### Stated problem
Write out the material again word for word, dropping any images it holds.

### Given data
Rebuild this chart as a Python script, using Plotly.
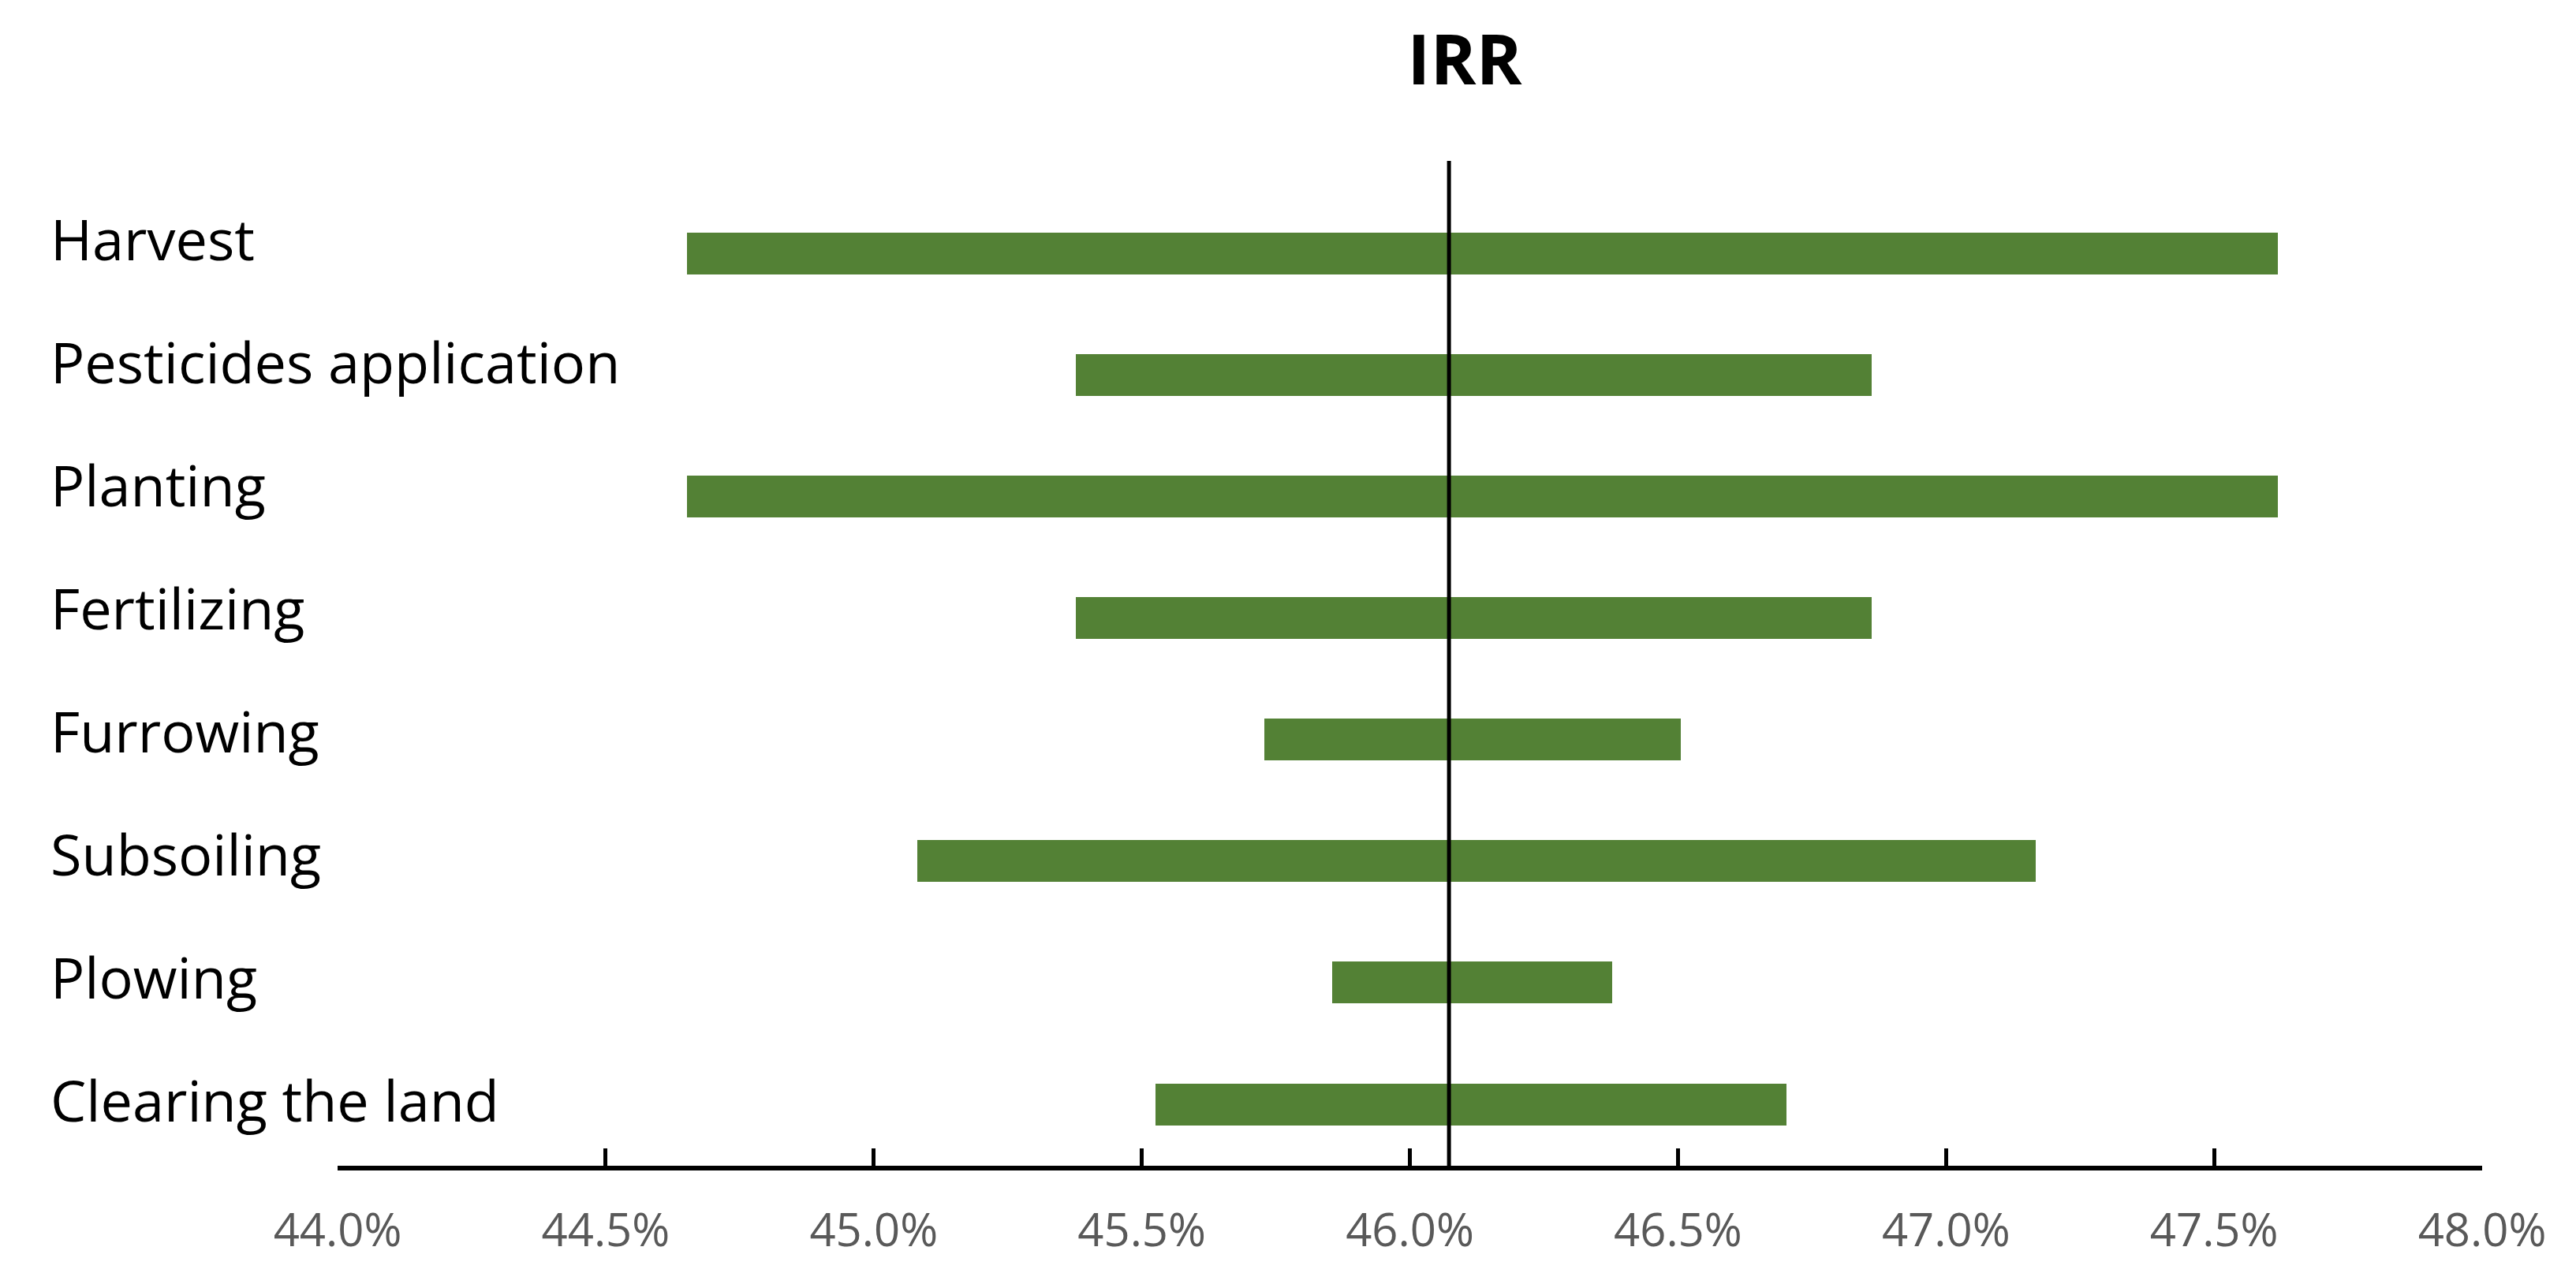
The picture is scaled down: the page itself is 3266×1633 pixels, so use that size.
import plotly.graph_objects as go

# Data (IRR sensitivity, %)
categories = ["Harvest", "Pesticides application", "Planting", "Fertilizing",
              "Furrowing", "Subsoiling", "Plowing", "Clearing the land"]
low_values = [44.651, 45.377, 44.651, 45.377, 45.728, 45.081, 45.855, 45.525]
high_values = [47.619, 46.861, 47.619, 46.861, 46.506, 47.168, 46.378, 46.702]
base_irr = 46.073
x_ticks = [44.0, 44.5, 45.0, 45.5, 46.0, 46.5, 47.0, 47.5, 48.0]
x_tick_labels = [f"{v:.1f}%" for v in x_ticks]

W, H = 3266, 1633
ML, MR, MT, MB = 420, 127, 196, 163
plot_w = W - ML - MR

fig = go.Figure()
fig.add_trace(go.Bar(
    y=categories,
    x=[h - l for h, l in zip(high_values, low_values)],
    base=low_values,
    orientation="h",
    width=0.344,
    marker=dict(color="#538135", line=dict(width=0)),
    showlegend=False,
    hoverinfo="skip",
))

# vertical base line
fig.add_shape(type="line", xref="x", yref="paper",
              x0=base_irr, x1=base_irr, y0=0, y1=1,
              line=dict(color="black", width=5), layer="above")

# left-aligned category labels
label_x = (54 - ML) / plot_w
n = len(categories)
for i, c in enumerate(categories):
    fig.add_annotation(text=c, xref="paper", yref="y", x=label_x, y=c,
                       xanchor="left", yanchor="middle", showarrow=False,
                       yshift=6 + 2 * (n - 1 - i),
                       font=dict(family="Open Sans", size=72, color="black"))

fig.update_layout(
    width=W, height=H,
    margin=dict(l=ML, r=MR, t=MT, b=MB),
    paper_bgcolor="white", plot_bgcolor="white",
    title=dict(text="<b>IRR</b>", x=1849 / W, xanchor="center", xref="container",
               y=1 - 68 / H, yanchor="middle", yref="container",
               font=dict(family="Open Sans", size=88, color="black")),
    xaxis=dict(range=[44.0, 48.0], tickvals=x_ticks, ticktext=x_tick_labels,
               showgrid=False, zeroline=False,
               showline=True, linecolor="black", linewidth=6,
               ticks="inside", ticklen=22, tickwidth=5, tickcolor="black",
               ticklabelstandoff=26,
               tickfont=dict(family="Open Sans", size=58, color="#595959")),
    yaxis=dict(type="category", categoryorder="array",
               categoryarray=list(reversed(categories)),
               range=[-0.506, 7.763], showticklabels=False,
               showgrid=False, zeroline=False, showline=False, ticks=""),
    bargap=0,
)

fig.write_html("out.html")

### Solved problem
Rebuild this chart as a Python script, using Plotly.
The picture is scaled down: the page itself is 3266×1633 pixels, so use that size.
import plotly.graph_objects as go

# Data (IRR sensitivity, %)
categories = ["Harvest", "Pesticides application", "Planting", "Fertilizing",
              "Furrowing", "Subsoiling", "Plowing", "Clearing the land"]
low_values = [44.651, 45.377, 44.651, 45.377, 45.728, 45.081, 45.855, 45.525]
high_values = [47.619, 46.861, 47.619, 46.861, 46.506, 47.168, 46.378, 46.702]
base_irr = 46.073
x_ticks = [44.0, 44.5, 45.0, 45.5, 46.0, 46.5, 47.0, 47.5, 48.0]
x_tick_labels = [f"{v:.1f}%" for v in x_ticks]

W, H = 3266, 1633
ML, MR, MT, MB = 420, 127, 196, 163
plot_w = W - ML - MR

fig = go.Figure()
fig.add_trace(go.Bar(
    y=categories,
    x=[h - l for h, l in zip(high_values, low_values)],
    base=low_values,
    orientation="h",
    width=0.344,
    marker=dict(color="#538135", line=dict(width=0)),
    showlegend=False,
    hoverinfo="skip",
))

# vertical base line
fig.add_shape(type="line", xref="x", yref="paper",
              x0=base_irr, x1=base_irr, y0=0, y1=1,
              line=dict(color="black", width=5), layer="above")

# left-aligned category labels
label_x = (54 - ML) / plot_w
n = len(categories)
for i, c in enumerate(categories):
    fig.add_annotation(text=c, xref="paper", yref="y", x=label_x, y=c,
                       xanchor="left", yanchor="middle", showarrow=False,
                       yshift=6 + 2 * (n - 1 - i),
                       font=dict(family="Open Sans", size=72, color="black"))

fig.update_layout(
    width=W, height=H,
    margin=dict(l=ML, r=MR, t=MT, b=MB),
    paper_bgcolor="white", plot_bgcolor="white",
    title=dict(text="<b>IRR</b>", x=1849 / W, xanchor="center", xref="container",
               y=1 - 68 / H, yanchor="middle", yref="container",
               font=dict(family="Open Sans", size=88, color="black")),
    xaxis=dict(range=[44.0, 48.0], tickvals=x_ticks, ticktext=x_tick_labels,
               showgrid=False, zeroline=False,
               showline=True, linecolor="black", linewidth=6,
               ticks="inside", ticklen=22, tickwidth=5, tickcolor="black",
               ticklabelstandoff=26,
               tickfont=dict(family="Open Sans", size=58, color="#595959")),
    yaxis=dict(type="category", categoryorder="array",
               categoryarray=list(reversed(categories)),
               range=[-0.506, 7.763], showticklabels=False,
               showgrid=False, zeroline=False, showline=False, ticks=""),
    bargap=0,
)

fig.write_html("out.html")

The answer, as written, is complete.